Einige Wochen später, am 2. Mai 1854, brachte Wagner das Thema gegenüber Liszt zum Abschluss.

Der Königsberger Theaterdirector hat mir geantwortet, er dächte nicht daran, den Tannhäuser in Berlin aufzuführen. Was hat Dir nun Herr Hülsen vorgefaselt? Hattest Du Lust, diesem zu schreiben? – (Wagner Briefe 6.122).

Anmerkung 1 : Die im oben zitierten Brief Wagners an Woltersdorff angesprochene Erlaubnis Wagners zur Aufführung seiner Gluck-Bearbeitung in Königsberg war also gar nicht der Kern des kurzen Briefwechsels. Woltersdorff hatte in seiner Antwort an Wagner lediglich ein zusätzliches Anliegen vorgebracht.

Anmerkung 2 : Wagners Zustimmung hatte Folgen. Der Deutsche Bühnen-Almanach brachte in seiner Ausgabe 1855, S. 206, unter den Königsberger "Novitäten vom 1. November 1853 bis incl. 31. October 1854": Iphigenia in Aulis (große Oper in 3 Akten von Gluck, neu bearbeitet u. instrumentirt von R. Wagner). Tatsächlich fand die erste Aufführung am 23. Juni 1854 statt. Der Theaterzettel ist noch vorhanden und befindet sich in der Sammlung der Akademie der Künste Berlin (vorläufige Verzeichnung unter35/302).

Anmerkung 3 : Der im Brief erwähnte Frh. Wolf Adolf August von Lüttichau (1785–1863) war der Generaldirektor des Königl. Sächsischen Hoftheaters in Dresden. Wagner hatte dessen Gattin Ida von Lüttichau seine Oper Der fliegende Holländer gewidmet.

 

Nachbemerkung:

1854 gab es in der Tat vorübergehend Pläne, den Tannhäuser in Berlin aufzuführen, allerdings nicht an der Königlichen Oper, sondern am Friedrich-Wilhelmstädtischen Theater, wie eine kurze Notiz in der Neuen Zeitschrift für Musik erkennen lässt:

R. Wagner's "Tannhäuser"soll durch die ganz wackre Stettiner Oper auf dem Friedrich-Wilhelm-Theater zu Berlin gegeben werden. (NZfM 40.1854.105).

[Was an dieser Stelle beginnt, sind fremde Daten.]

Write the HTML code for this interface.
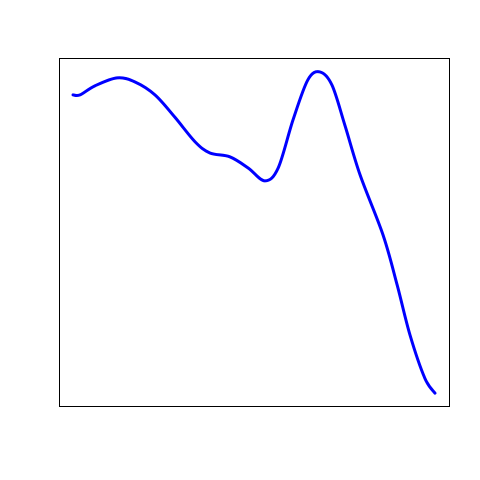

Das war offensichtlich eine der letzten Bemühungen, den Opernbetrieb am Leben zu erhalten, denn schon kurze Zeit später hieß es:

Die komische Oper des Friedrich-Wilhelm-Theaters zu Berlin ist wegen mangelnder Theilnahme des Publikums eingegangen. (NZfM 40.1854.153).